◆ INSTRUCTION
Begin with the first line below and retype each line exactly through the line containing "-8.0, -9.0, -10.0];". Any pictures are to be left out.

◆ GIVEN INFORMATION
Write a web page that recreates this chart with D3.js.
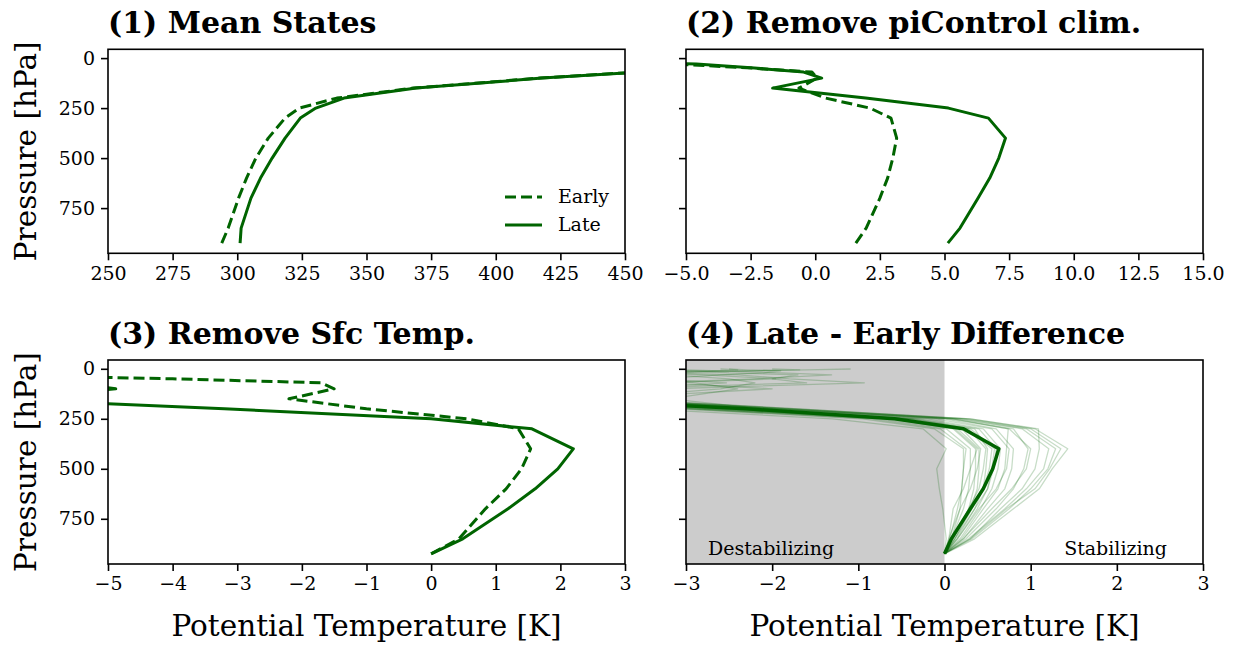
<!DOCTYPE html>
<html>
<head>
<meta charset="utf-8">
<script src="https://d3js.org/d3.v7.min.js"></script>
<style>
  body { margin: 0; background: #fff; }
  text { font-family: "DejaVu Serif", serif; fill: #000; }
</style>
</head>
<body>
<div id="chart"></div>
<script>
"use strict"
// niveis de pressao (hPa)
var niveis = [925, 850, 700, 600, 500, 400, 300, 250, 200, 150, 100, 70, 50, 30, 20, 10, 5, 1];

// (1) estados medios, temperatura potencial (K)
var meanEarly = [294.0, 296.5, 300.5, 303.6, 307.2, 312.0, 318.5, 324.0, 338.5, 368.0, 417, 455, 498, 558, 608, 695, 815, 1090];
var meanLate  = [301.1, 301.5, 305.3, 309.0, 313.5, 318.5, 324.4, 330.4, 341.3, 369.3, 418, 456, 500, 560, 610, 700, 820, 1100];

// (2) anomalia em relacao ao piControl
var piEarly = [1.57, 1.97, 2.50, 2.80, 3.00, 3.15, 2.93, 2.12, 0.40, -0.63, 0.07, -0.13, -2.43, -5.4, -7.0, -8.5, -9.5, -10.5];
var piLate  = [5.13, 5.60, 6.30, 6.75, 7.10, 7.36, 6.70, 5.15, 1.95, -1.65, 0.25, -0.45, -2.35, -4.6, -6.5, -8.0, -9.0, -10.0];

// (3) sem a temperatura de superficie
var sfcEarly = [0, 0.43, 0.84, 1.16, 1.40, 1.54, 1.35, 0.55, -1.0, -2.2, -1.5, -1.7, -4.0, -7.0, -9.0, -10.0, -11.0, -12.0];
var sfcLate  = [0, 0.49, 1.19, 1.61, 1.96, 2.20, 1.56, 0.0, -3.2, -6.8, -4.88, -5.6, -7.5, -9.7, -11.6, -13.0, -14.0, -15.0];

// (4) diferenca late - early: media e modelos individuais
var difMedia = [0, 0.08, 0.30, 0.45, 0.56, 0.63, 0.22, -0.58, -2.3, -4.6, -3.4, -3.9, -3.5, -3.2, -3.5, -4.0, -4.5, -5.0];
var difModelos = [
  [0, 0.02, -0.02, -0.06, -0.09, 0.02, -0.25, -1.3, -3.5, -5.3, -4.6, -4.4, -4.1, -4.0, -4.2, -4.6, -5.0, -5.5],
  [0, 0.06, 0.15, 0.20, 0.22, 0.22, -0.12, -0.95, -3.1, -5.0, -4.2, -3.8, -3.4, -3.6, -4.0, -4.5, -5.0, -5.5],
  [0, 0.08, 0.22, 0.28, 0.30, 0.30, 0.02, -0.75, -2.9, -4.8, -3.6, -2.53, -3.4, -3.8, -4.1, -4.5, -5.0, -5.5],
  [0, 0.10, 0.28, 0.34, 0.36, 0.36, 0.10, -0.60, -2.8, -4.6, -3.9, -3.2, -1.96, -2.8, -3.5, -4.2, -4.8, -5.3],
  [0, 0.12, 0.30, 0.38, 0.40, 0.40, 0.15, -0.50, -2.6, -4.4, -3.2, -0.93, -1.8, -2.4, -3.3, -4.0, -4.6, -5.2],
  [0, 0.05, 0.18, 0.30, 0.38, 0.42, 0.20, -0.45, -2.7, -4.7, -4.0, -3.8, -3.7, -3.6, -3.3, -2.2, -1.6, -1.09],
  [0, 0.10, 0.28, 0.40, 0.45, 0.48, 0.28, -0.40, -2.5, -4.5, -3.8, -3.4, -2.2, -1.31, -1.9, -2.6, -3.1, -3.6],
  [0, 0.14, 0.35, 0.45, 0.48, 0.50, 0.35, -0.35, -2.4, -4.6, -4.1, -3.9, -3.7, -3.5, -3.4, -2.4, -1.68, -2.0],
  [0, 0.12, 0.32, 0.45, 0.52, 0.55, 0.25, -0.55, -2.7, -4.9, -4.3, -4.0, -3.8, -3.7, -3.6, -2.78, -2.4, -2.6],
  [0, 0.15, 0.38, 0.50, 0.57, 0.60, 0.40, -0.30, -2.3, -4.2, -3.9, -3.6, -3.3, -2.6, -2.1, -1.9, -2.3, -2.5],
  [0, 0.18, 0.42, 0.55, 0.62, 0.65, 0.45, -0.20, -2.2, -4.0, -2.6, -2.2, -2.5, -3.2, -3.6, -4.0, -4.5, -5.0],
  [0, 0.20, 0.45, 0.62, 0.70, 0.72, 0.74, 0.10, -2.0, -4.3, -3.8, -1.6, -2.0, -1.7, -2.5, -2.9, -3.4, -4.0],
  [0, 0.15, 0.40, 0.60, 0.72, 0.75, 0.55, -0.10, -2.1, -3.2, -2.4, -2.9, -3.4, -3.3, -3.5, -3.9, -4.3, -4.8],
  [0, 0.22, 0.50, 0.70, 0.78, 0.80, 0.60, 0.00, -2.0, -4.1, -2.0, -3.3, -3.3, -3.4, -3.6, -4.0, -4.4, -4.9],
  [0, 0.25, 0.60, 0.80, 0.92, 0.97, 0.80, 0.10, -1.9, -4.0, -3.5, -3.3, -3.2, -3.5, -3.8, -4.2, -4.6, -5.0],
  [0, 0.22, 0.55, 0.78, 0.95, 1.00, 0.75, 0.05, -2.0, -4.2, -3.7, -3.5, -3.6, -3.7, -3.9, -4.3, -4.7, -5.1],
  [0, 0.30, 0.65, 0.90, 1.05, 1.10, 1.09, 0.30, -1.8, -3.9, -3.4, -3.2, -3.3, -3.5, -3.7, -4.1, -4.5, -5.0],
  [0, 0.28, 0.70, 0.95, 1.15, 1.21, 0.90, 0.15, -1.9, -4.1, -3.6, -3.4, -3.5, -3.6, -3.8, -4.2, -4.6, -5.0],
  [0, 0.32, 0.75, 1.00, 1.20, 1.29, 0.95, 0.20, -1.8, -4.0, -3.5, -3.3, -3.4, -3.6, -3.9, -4.3, -4.7, -5.1],
  [0, 0.30, 0.72, 1.05, 1.22, 1.35, 1.00, 0.25, -1.7, -3.9, -3.4, -3.3, -3.4, -3.7, -4.0, -4.4, -4.8, -5.2],
  [0, 0.35, 0.80, 1.10, 1.25, 1.43, 1.05, 0.30, -1.7, -3.8, -3.5, -3.3, -3.5, -3.8, -4.1, -4.5, -4.9, -5.3],
  [0, 0.05, 0.10, 0.22, 0.30, 0.38, 0.12, -0.65, -2.9, -4.9, -4.4, -4.1, -3.9, -3.8, -4.0, -4.4, -4.8, -5.2],
  [0, 0.08, 0.18, 0.20, 0.22, 0.25, -0.05, -0.85, -3.0, -5.1, -4.5, -4.2, -4.0, -3.9, -4.1, -4.5, -4.9, -5.3],
  [0, 0.12, 0.35, 0.50, 0.55, 0.58, 0.30, -0.40, -2.5, -4.6, -4.0, -3.7, -3.5, -3.4, -3.6, -4.0, -4.4, -4.9]
];

// marcas dos eixos
var ticksP  = [0, 250, 500, 750];
var ticks1  = [250, 275, 300, 325, 350, 375, 400, 425, 450];
var ticks2  = [-5, -2.5, 0, 2.5, 5, 7.5, 10, 12.5, 15];
var ticks3  = [-5, -4, -3, -2, -1, 0, 1, 2, 3];
var ticks4  = [-3, -2, -1, 0, 1, 2, 3];

var verde = '#006400';
var largura = 517, altura = 204;
var fonteTick = '19px', fonteRotulo = '29.5px', fonteTitulo = '30px';

var svg = d3.select('#chart').append('svg')
    .attr('width', 1234).attr('height', 645);

var paineis = [
  {x0: 108, y0: 49.3, dom: [250, 450], ticks: ticks1, fmt: d3.format('d'), titulo: '(1) Mean States', ylab: true},
  {x0: 686, y0: 49.3, dom: [-5, 15], ticks: ticks2, fmt: d3.format('.1f'), titulo: '(2) Remove piControl clim.', ylab: false},
  {x0: 108, y0: 360, dom: [-5, 3], ticks: ticks3, fmt: d3.format('d'), titulo: '(3) Remove Sfc Temp.', ylab: true},
  {x0: 686, y0: 360, dom: [-3, 3], ticks: ticks4, fmt: d3.format('d'), titulo: '(4) Late - Early Difference', ylab: false}
];

function serie(vals) {
  return vals.map(function(v, i) { return [v, niveis[i]]; });
}

paineis.forEach(function(p, k) {
  var g = svg.append('g').attr('transform', 'translate(' + p.x0 + ',' + p.y0 + ')');
  var x = d3.scaleLinear().domain(p.dom).range([0, largura]);
  var y = d3.scaleLinear().domain([-44, 976]).range([0, altura]);
  var linha = d3.line().x(function(d) { return x(d[0]); }).y(function(d) { return y(d[1]); });

  g.append('clipPath').attr('id', 'clip' + k)
    .append('rect').attr('width', largura).attr('height', altura);
  var area = g.append('g').attr('clip-path', 'url(#clip' + k + ')');

  function desenha(vals, dash, lw, op) {
    area.append('path')
      .attr('d', linha(serie(vals)))
      .attr('fill', 'none')
      .attr('stroke', verde)
      .attr('stroke-width', lw)
      .attr('stroke-opacity', op)
      .attr('stroke-linejoin', 'round')
      .attr('stroke-dasharray', dash ? '11,5' : null);
  }

  if (k == 0) { desenha(meanEarly, true, 3, 1); desenha(meanLate, false, 3, 1); }
  if (k == 1) { desenha(piEarly, true, 3, 1); desenha(piLate, false, 3, 1); }
  if (k == 2) { desenha(sfcEarly, true, 3, 1); desenha(sfcLate, false, 3, 1); }
  if (k == 3) {
    area.insert('rect', ':first-child')
      .attr('x', x(-3)).attr('width', x(0) - x(-3))
      .attr('y', 0).attr('height', altura)
      .attr('fill', '#cccccc');
    difModelos.forEach(function(m) { desenha(m, false, 1.3, 0.22); });
    desenha(difMedia, false, 3.5, 1);
  }

  // eixos
  var ax = g.append('g').attr('transform', 'translate(0,' + altura + ')')
    .call(d3.axisBottom(x).tickValues(p.ticks).tickFormat(p.fmt).tickSize(7).tickPadding(6));
  var ay = g.append('g')
    .call(d3.axisLeft(y).tickValues(ticksP).tickFormat(p.ylab ? d3.format('d') : '').tickSize(7).tickPadding(6));
  [ax, ay].forEach(function(a) {
    a.select('.domain').remove();
    a.selectAll('line').attr('stroke', '#000').attr('stroke-width', 1.6);
    a.selectAll('text').style('font-family', '"DejaVu Serif", serif').style('font-size', fonteTick).attr('fill', '#000');
  });

  g.append('rect').attr('width', largura).attr('height', altura)
    .attr('fill', 'none').attr('stroke', '#000').attr('stroke-width', 1.6);

  g.append('text').attr('x', 0).attr('y', -16.5)
    .style('font-size', fonteTitulo).style('font-weight', 'bold')
    .text(p.titulo);

  if (p.ylab) {
    g.append('text')
      .attr('transform', 'translate(' + (36 - p.x0) + ',' + (altura / 2) + ') rotate(-90)')
      .attr('text-anchor', 'middle')
      .style('font-size', fonteRotulo)
      .text('Pressure [hPa]');
  }
  if (k >= 2) {
    g.append('text').attr('x', largura / 2).attr('y', altura + 72)
      .attr('text-anchor', 'middle').style('font-size', fonteRotulo)
      .text('Potential Temperature [K]');
  }

  // legenda do painel 1
  if (k == 0) {
    var leg = [{nome: 'Early', dash: true, yy: 147.7}, {nome: 'Late', dash: false, yy: 175.7}];
    leg.forEach(function(l) {
      g.append('line').attr('x1', 397).attr('x2', 434).attr('y1', l.yy).attr('y2', l.yy)
        .attr('stroke', verde).attr('stroke-width', 3)
        .attr('stroke-dasharray', l.dash ? '11,5' : null);
      g.append('text').attr('x', 450).attr('y', l.yy + 6.5).style('font-size', fonteTick).text(l.nome);
    });
  }
  if (k == 3) {
    g.append('text').attr('x', 22).attr('y', 195).style('font-size', fonteTick).text('Destabilizing');
    g.append('text').attr('x', 481).attr('y', 195).attr('text-anchor', 'end').style('font-size', fonteTick).text('Stabilizing');
  }
});
</script>
</body>
</html>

◆ RESULT BELOW
Write a web page that recreates this chart with D3.js.
<!DOCTYPE html>
<html>
<head>
<meta charset="utf-8">
<script src="https://d3js.org/d3.v7.min.js"></script>
<style>
  body { margin: 0; background: #fff; }
  text { font-family: "DejaVu Serif", serif; fill: #000; }
</style>
</head>
<body>
<div id="chart"></div>
<script>
"use strict"
// niveis de pressao (hPa)
var niveis = [925, 850, 700, 600, 500, 400, 300, 250, 200, 150, 100, 70, 50, 30, 20, 10, 5, 1];

// (1) estados medios, temperatura potencial (K)
var meanEarly = [294.0, 296.5, 300.5, 303.6, 307.2, 312.0, 318.5, 324.0, 338.5, 368.0, 417, 455, 498, 558, 608, 695, 815, 1090];
var meanLate  = [301.1, 301.5, 305.3, 309.0, 313.5, 318.5, 324.4, 330.4, 341.3, 369.3, 418, 456, 500, 560, 610, 700, 820, 1100];

// (2) anomalia em relacao ao piControl
var piEarly = [1.57, 1.97, 2.50, 2.80, 3.00, 3.15, 2.93, 2.12, 0.40, -0.63, 0.07, -0.13, -2.43, -5.4, -7.0, -8.5, -9.5, -10.5];
var piLate  = [5.13, 5.60, 6.30, 6.75, 7.10, 7.36, 6.70, 5.15, 1.95, -1.65, 0.25, -0.45, -2.35, -4.6, -6.5, -8.0, -9.0, -10.0];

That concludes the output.